2010/01/07

...But What About Unethical Business Practices?

When discussing voluntary market exchange, concerns inevitably arise about unethical business practices. Specifically, practices that may not necessarily constitute fraud, but are at the least unsavory, if not purposefully misleading, predatory, or the like. Examples include: confusing contract terms, taking advantage of buyer vulnerability, high interest rates, etc.

Naturally, many of us want a way to disincentivize these behaviors and offer protection to those who might be on the bad end of such deals.

Conventional wisdom acknowledges only one possible solution to this issue: a violent monopoly to review such behaviors, to prohibit and/or penalize some of them. The monopoly is financed by forced payment from potential buyers and is commonly known as "government." To put it another way: in order to try to prevent the chance of being duped into agreeing to give up a portion of our wealth or productivity, each of us must give up a significant portion of our wealth or productivity, whether we agree or not.

Why is a violent monopoly our only solution to helping buyers avoid unethical business practices?

Not only does this "solution" only partly deal with unethical practices, but, axiomatically, uses unethical and immoral practices to achieve the intended goal.

Do we lack imagination? Creativity? Cannot some manner of consumer protection be handled in an ethical and moral fashion?

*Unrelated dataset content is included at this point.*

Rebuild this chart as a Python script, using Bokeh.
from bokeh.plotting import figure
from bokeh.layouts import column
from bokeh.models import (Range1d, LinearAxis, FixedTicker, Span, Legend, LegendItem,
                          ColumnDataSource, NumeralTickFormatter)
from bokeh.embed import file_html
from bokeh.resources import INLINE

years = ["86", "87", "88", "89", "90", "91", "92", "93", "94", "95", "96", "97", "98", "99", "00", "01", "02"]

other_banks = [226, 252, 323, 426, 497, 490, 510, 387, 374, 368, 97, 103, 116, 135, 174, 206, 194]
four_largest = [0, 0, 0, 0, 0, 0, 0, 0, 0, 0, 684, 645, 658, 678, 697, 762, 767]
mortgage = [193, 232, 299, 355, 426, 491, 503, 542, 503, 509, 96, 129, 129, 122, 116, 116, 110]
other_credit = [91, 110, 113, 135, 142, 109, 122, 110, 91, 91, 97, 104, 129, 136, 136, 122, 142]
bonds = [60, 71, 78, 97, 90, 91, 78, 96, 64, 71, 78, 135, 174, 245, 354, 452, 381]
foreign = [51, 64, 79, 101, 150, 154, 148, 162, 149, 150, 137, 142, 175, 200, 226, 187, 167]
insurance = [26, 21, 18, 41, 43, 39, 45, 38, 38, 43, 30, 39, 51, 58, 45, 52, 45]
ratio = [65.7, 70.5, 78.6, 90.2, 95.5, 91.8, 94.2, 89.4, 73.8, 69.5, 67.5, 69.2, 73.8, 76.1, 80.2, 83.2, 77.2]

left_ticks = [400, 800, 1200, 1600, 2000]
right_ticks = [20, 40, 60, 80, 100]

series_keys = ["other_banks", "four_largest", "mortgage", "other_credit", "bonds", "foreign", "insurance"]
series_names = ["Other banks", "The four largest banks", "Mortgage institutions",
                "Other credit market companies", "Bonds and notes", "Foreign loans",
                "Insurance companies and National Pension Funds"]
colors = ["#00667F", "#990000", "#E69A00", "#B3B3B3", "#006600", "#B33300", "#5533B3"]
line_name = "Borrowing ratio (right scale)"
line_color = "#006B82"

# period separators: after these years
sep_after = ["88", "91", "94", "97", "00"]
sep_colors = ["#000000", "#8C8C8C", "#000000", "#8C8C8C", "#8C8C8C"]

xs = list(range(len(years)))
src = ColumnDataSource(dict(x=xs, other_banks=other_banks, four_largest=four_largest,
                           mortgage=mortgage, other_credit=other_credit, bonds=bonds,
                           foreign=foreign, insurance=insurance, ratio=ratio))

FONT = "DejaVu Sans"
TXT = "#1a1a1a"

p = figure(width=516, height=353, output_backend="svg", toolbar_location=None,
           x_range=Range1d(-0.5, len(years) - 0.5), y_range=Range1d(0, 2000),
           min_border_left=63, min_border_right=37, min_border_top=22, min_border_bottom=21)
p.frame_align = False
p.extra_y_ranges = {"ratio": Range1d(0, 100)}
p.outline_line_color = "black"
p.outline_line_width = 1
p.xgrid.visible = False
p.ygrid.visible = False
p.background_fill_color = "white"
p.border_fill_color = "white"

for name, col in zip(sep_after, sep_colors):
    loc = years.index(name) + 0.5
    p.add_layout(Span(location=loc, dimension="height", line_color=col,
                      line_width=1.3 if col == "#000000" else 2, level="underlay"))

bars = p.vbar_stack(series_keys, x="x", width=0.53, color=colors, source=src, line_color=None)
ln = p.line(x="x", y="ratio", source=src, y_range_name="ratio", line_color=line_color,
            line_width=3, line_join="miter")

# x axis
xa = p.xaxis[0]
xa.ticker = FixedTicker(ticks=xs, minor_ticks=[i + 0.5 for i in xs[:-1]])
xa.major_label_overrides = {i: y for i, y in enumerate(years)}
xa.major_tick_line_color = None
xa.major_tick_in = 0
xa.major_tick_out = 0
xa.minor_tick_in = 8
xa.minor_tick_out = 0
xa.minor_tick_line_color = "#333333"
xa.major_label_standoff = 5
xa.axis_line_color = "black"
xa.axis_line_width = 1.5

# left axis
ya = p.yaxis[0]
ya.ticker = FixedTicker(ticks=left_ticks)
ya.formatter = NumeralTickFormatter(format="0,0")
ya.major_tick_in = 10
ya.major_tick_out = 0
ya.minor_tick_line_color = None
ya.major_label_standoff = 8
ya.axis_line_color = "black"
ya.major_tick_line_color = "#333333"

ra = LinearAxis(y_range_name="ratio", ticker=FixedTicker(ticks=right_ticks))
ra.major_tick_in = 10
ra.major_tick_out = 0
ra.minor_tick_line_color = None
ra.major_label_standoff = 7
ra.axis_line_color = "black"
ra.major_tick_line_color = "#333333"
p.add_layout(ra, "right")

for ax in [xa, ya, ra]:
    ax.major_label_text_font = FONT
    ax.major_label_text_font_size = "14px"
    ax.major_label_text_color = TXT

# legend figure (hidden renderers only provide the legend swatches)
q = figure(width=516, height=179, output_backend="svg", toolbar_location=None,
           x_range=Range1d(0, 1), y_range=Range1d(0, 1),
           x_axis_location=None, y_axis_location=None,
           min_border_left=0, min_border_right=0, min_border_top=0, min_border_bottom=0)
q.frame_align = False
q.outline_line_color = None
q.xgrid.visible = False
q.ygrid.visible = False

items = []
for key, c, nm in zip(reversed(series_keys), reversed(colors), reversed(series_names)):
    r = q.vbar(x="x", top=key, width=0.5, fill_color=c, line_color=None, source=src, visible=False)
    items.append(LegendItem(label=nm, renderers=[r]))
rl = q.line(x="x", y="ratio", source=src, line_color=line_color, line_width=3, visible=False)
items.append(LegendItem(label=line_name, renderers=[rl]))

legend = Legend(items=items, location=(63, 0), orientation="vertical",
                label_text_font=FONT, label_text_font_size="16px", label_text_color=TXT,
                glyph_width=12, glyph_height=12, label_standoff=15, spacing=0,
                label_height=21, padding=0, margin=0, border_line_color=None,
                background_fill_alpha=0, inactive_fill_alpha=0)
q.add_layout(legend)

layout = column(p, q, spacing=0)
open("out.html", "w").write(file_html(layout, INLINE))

Couldn't people provide services in information, advocacy, certification, evaluation, arbitration, and the like, without relying on the force of government?

Despite the fact that a violent monopoly prohibits, restricts, or crowds out services in these consumer protection areas, a number of people and organizations successfully provide these types of services (Angie's List, for example).

If voluntary services weren't limited limited or crowded out by a violent monopoly, how much better and how much more prevalent might those moral alternatives be?